Quando saía dos livros e via que os cachorros das patroas de minha mãe dormiam em camas mais confortáveis que a minha, era angustiante. Imagine uma criança querendo ser um cachorro, sim, isso era eu. Vendo isso, intuitivamente, minha mãe começou a me incentivar a seguir essa chama maluca que me fazia falar sem parar. Acho que, apesar de ser considerado um péssimo aluno por não calar a boca, ela entendia que falar era meu dom. Com o dinheiro de muitas faxinas, me deu um book fotográfico, e nele me vi pela primeira vez. 

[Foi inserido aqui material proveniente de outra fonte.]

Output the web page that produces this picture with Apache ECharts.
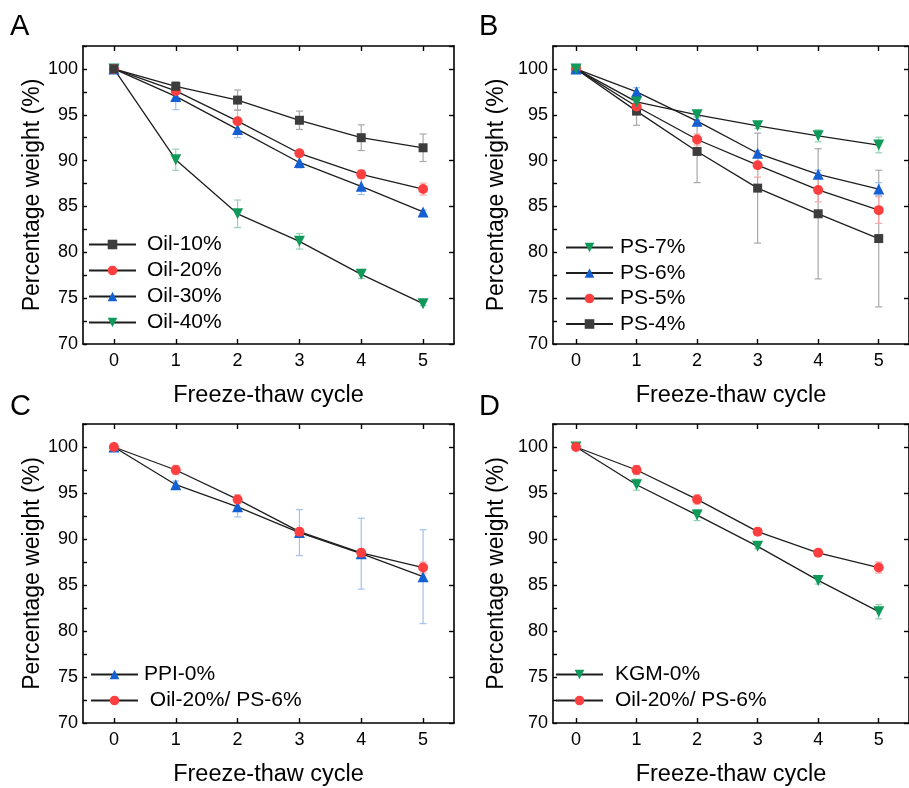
<!DOCTYPE html>
<html>
<head>
<meta charset="utf-8">
<script src="https://cdn.jsdelivr.net/npm/echarts@6/dist/echarts.min.js"></script>
<style>
  html, body { margin: 0; padding: 0; background: #fff; }
  #main { width: 909px; height: 788px; }
</style>
</head>
<body>
<div id="main"></div>
<script>
// freeze-thaw cycles (x)
const cycles = [0, 1, 2, 3, 4, 5];
const xTicks = [0, 1, 2, 3, 4, 5];

// panel A - oil content
const oil10 = [100, 98.1, 96.6, 94.4, 92.5, 91.4];
const oil10Err = [0, 0.5, 1.1, 1.0, 1.4, 1.5];
const oil20 = [100, 97.6, 94.3, 90.8, 88.5, 86.9];
const oil20Err = [0, 0.4, 1.2, 0.3, 0.45, 0.65];
const oil30 = [100, 97.0, 93.4, 89.8, 87.2, 84.4];
const oil30Err = [0, 1.45, 0.9, 0.6, 0.9, 0.2];
const oil40 = [100, 90.1, 84.2, 81.2, 77.6, 74.4];
const oil40Err = [0, 1.15, 1.5, 0.85, 0.45, 0.2];

// panel B - PS content
const ps7 = [100, 96.4, 95.0, 93.8, 92.7, 91.7];
const ps7Err = [0, 0.4, 0.3, 0.3, 0.65, 0.85];
const ps6 = [100, 97.5, 94.3, 90.8, 88.5, 86.9];
const ps6Err = [0, 0.45, 0.5, 0.3, 0.45, 0.7];
const ps5 = [100, 95.9, 92.3, 89.5, 86.8, 84.6];
const ps5Err = [0, 0.3, 0.6, 1.3, 1.3, 1.45];
const ps4 = [100, 95.4, 91.0, 87.0, 84.2, 81.5];
const ps4Err = [0, 1.55, 3.4, 6.0, 7.1, 7.45];

// panel C / D
const ppi0 = [100, 95.9, 93.5, 90.7, 88.4, 85.9];
const ppi0Err = [0, 0.4, 1.1, 2.5, 3.85, 5.1];
const mix = [100, 97.5, 94.3, 90.8, 88.5, 86.9];
const mixErr = [0, 0.5, 0.5, 0.3, 0.3, 0.6];
const kgm0 = [100, 95.9, 92.6, 89.2, 85.5, 82.1];
const kgm0Err = [0, 0.6, 0.6, 0.25, 0.4, 0.78];

const FONT = '"Liberation Sans", Arial, sans-serif';
const downTri = 'path://M0,0 L10,0 L5,8.7 Z';
const look = {
  black: { symbol: 'rect', size: 9, color: '#3d3d3d', err: '#a8a8a8' },
  red: { symbol: 'circle', size: 10, color: '#ff3f3f', err: '#f7a5a5' },
  blue: { symbol: 'triangle', size: 11, color: '#1460d2', err: '#a3c0ee' },
  green: { symbol: downTri, size: 11, color: '#0f9a5a', err: '#95d2b4' }
};

const grids = [
  { left: 83, top: 46, width: 371, height: 298 },
  { left: 553, top: 46, width: 365, height: 298 },
  { left: 83, top: 424, width: 371, height: 299 },
  { left: 553, top: 424, width: 365, height: 299 }
];
const xMins = [-0.5, -0.38, -0.5, -0.38];
const yNameGaps = [38, 45, 38, 45];

const xAxes = [], yAxes = [];
grids.forEach((g, i) => {
  xAxes.push({
    type: 'value', gridIndex: i, min: xMins[i], max: 5.5, position: 'bottom',
    name: 'Freeze-thaw cycle', nameLocation: 'middle', nameGap: 40,
    nameTextStyle: { fontSize: 23.5, fontFamily: FONT, color: '#000' },
    axisLine: { onZero: false, lineStyle: { color: '#000', width: 1.6 } },
    axisTick: { inside: true, length: 5, lineStyle: { width: 1.4 }, customValues: xTicks },
    axisLabel: { fontSize: 18, fontFamily: FONT, color: '#000', margin: 8, customValues: xTicks },
    splitLine: { show: false }
  });
  xAxes.push({
    type: 'value', gridIndex: i, min: xMins[i], max: 5.5, position: 'top',
    axisLine: { onZero: false, lineStyle: { color: '#000', width: 1.6 } },
    axisTick: { inside: true, length: 5, lineStyle: { width: 1.4 }, customValues: xTicks },
    axisLabel: { show: false }, splitLine: { show: false }
  });
  yAxes.push({
    type: 'value', gridIndex: i, min: 70, max: 102.5, interval: 2.5, position: 'left',
    name: 'Percentage weight (%)', nameLocation: 'middle', nameGap: yNameGaps[i],
    nameTextStyle: { fontSize: 23, fontFamily: FONT, color: '#000' },
    axisLine: { show: true, onZero: false, lineStyle: { color: '#000', width: 1.6 } },
    axisTick: { show: true, inside: true, length: 4, lineStyle: { width: 1.4 } },
    axisLabel: {
      fontSize: 18, fontFamily: FONT, color: '#000', margin: 5,
      formatter: v => (v % 5 === 0 ? String(v) : '')
    },
    splitLine: { show: false }
  });
  yAxes.push({
    type: 'value', gridIndex: i, min: 70, max: 102.5, interval: 5, position: 'right',
    axisLine: { show: true, onZero: false, lineStyle: { color: '#000', width: 1.6 } },
    axisTick: { show: true, inside: true, length: 5, lineStyle: { width: 1.4 } },
    axisLabel: { show: false }, splitLine: { show: false }
  });
});

const series = [];
function addSet(panel, name, vals, errs, kind) {
  const st = look[kind];
  const errData = cycles.map((c, i) => [c, vals[i], errs[i]]).filter(d => d[2] > 0);
  series.push({
    type: 'custom', xAxisIndex: panel * 2, yAxisIndex: panel * 2, z: 1,
    silent: true, data: errData,
    renderItem: (params, api) => {
      const x = api.value(0), y = api.value(1), e = api.value(2);
      const hi = api.coord([x, y + e]);
      const lo = api.coord([x, y - e]);
      const w = 3.5;
      const style = { stroke: st.err, lineWidth: 1.2 };
      return {
        type: 'group',
        children: [
          { type: 'line', shape: { x1: hi[0], y1: hi[1], x2: lo[0], y2: lo[1] }, style },
          { type: 'line', shape: { x1: hi[0] - w, y1: hi[1], x2: hi[0] + w, y2: hi[1] }, style },
          { type: 'line', shape: { x1: lo[0] - w, y1: lo[1], x2: lo[0] + w, y2: lo[1] }, style }
        ]
      };
    }
  });
  series.push({
    type: 'line', name, xAxisIndex: panel * 2, yAxisIndex: panel * 2, z: 3,
    data: cycles.map((c, i) => [c, vals[i]]),
    symbol: st.symbol, symbolSize: st.size, showAllSymbol: true,
    itemStyle: { color: st.color },
    lineStyle: { color: '#1e1e1e', width: 1.3 },
    emphasis: { disabled: true }
  });
}

addSet(0, 'Oil-40%', oil40, oil40Err, 'green');
addSet(0, 'Oil-30%', oil30, oil30Err, 'blue');
addSet(0, 'Oil-20%', oil20, oil20Err, 'red');
addSet(0, 'Oil-10%', oil10, oil10Err, 'black');

addSet(1, 'PS-4%', ps4, ps4Err, 'black');
addSet(1, 'PS-5%', ps5, ps5Err, 'red');
addSet(1, 'PS-6%', ps6, ps6Err, 'blue');
addSet(1, 'PS-7%', ps7, ps7Err, 'green');

addSet(2, 'PPI-0%', ppi0, ppi0Err, 'blue');
addSet(2, ' Oil-20%/ PS-6%', mix, mixErr, 'red');

addSet(3, 'KGM-0%', kgm0, kgm0Err, 'green');
addSet(3, 'Oil-20%/ PS-6%', mix, mixErr, 'red');

const legendBase = {
  orient: 'vertical', itemWidth: 47, itemHeight: 12, itemGap: 5,
  selectedMode: false
};
const legendText = pad => ({ fontSize: 21, fontFamily: FONT, color: '#000', padding: [0, 0, 0, pad] });
const legends = [
  Object.assign({}, legendBase, { left: 83, top: 229, textStyle: legendText(6), data: ['Oil-10%', 'Oil-20%', 'Oil-30%', 'Oil-40%'] }),
  Object.assign({}, legendBase, { left: 560, top: 232, itemGap: 4.5, textStyle: legendText(2), data: ['PS-7%', 'PS-6%', 'PS-5%', 'PS-4%'] }),
  Object.assign({}, legendBase, { left: 85, top: 659, textStyle: legendText(1), data: ['PPI-0%', ' Oil-20%/ PS-6%'] }),
  Object.assign({}, legendBase, { left: 550, top: 659, textStyle: legendText(7), data: ['KGM-0%', 'Oil-20%/ PS-6%'] })
];

const letters = [['A', 10, 12], ['B', 479, 12], ['C', 10, 392], ['D', 479, 392]];

const chart = echarts.init(document.getElementById('main'), null, { renderer: 'canvas' });
chart.setOption({
  backgroundColor: '#fff',
  animation: false,
  grid: grids,
  xAxis: xAxes,
  yAxis: yAxes,
  legend: legends,
  graphic: letters.map(([t, x, y]) => ({
    type: 'text', left: x, top: y,
    style: { text: t, fontSize: 29, fontFamily: FONT, fill: '#000' }
  })),
  series
});
</script>
</body>
</html>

Um dos patrões dela, ao ver as fotos, me deu uma bolsa em uma escola de teatro onde eu era o único favelado. Comecei a esquecer o passado e a desejar o futuro. Aos poucos, vi que jovens como eu não só têm passado, mas têm um futuro. Hoje, vejo que o futuro é tudo o que tenho, e que o passado não me pertence, não é meu, só fiz parte dele. Meu é o que posso fazer amanhã, corro atrás do amanhã como um louco, porque ele é uma folha em branco e minha caneta preta tá cheia de tinta. Não podemos ter as dores do passado como âncoras que nos levam para o fundo, mas como motores que movem nossas turbinas e nos fazem voar alto.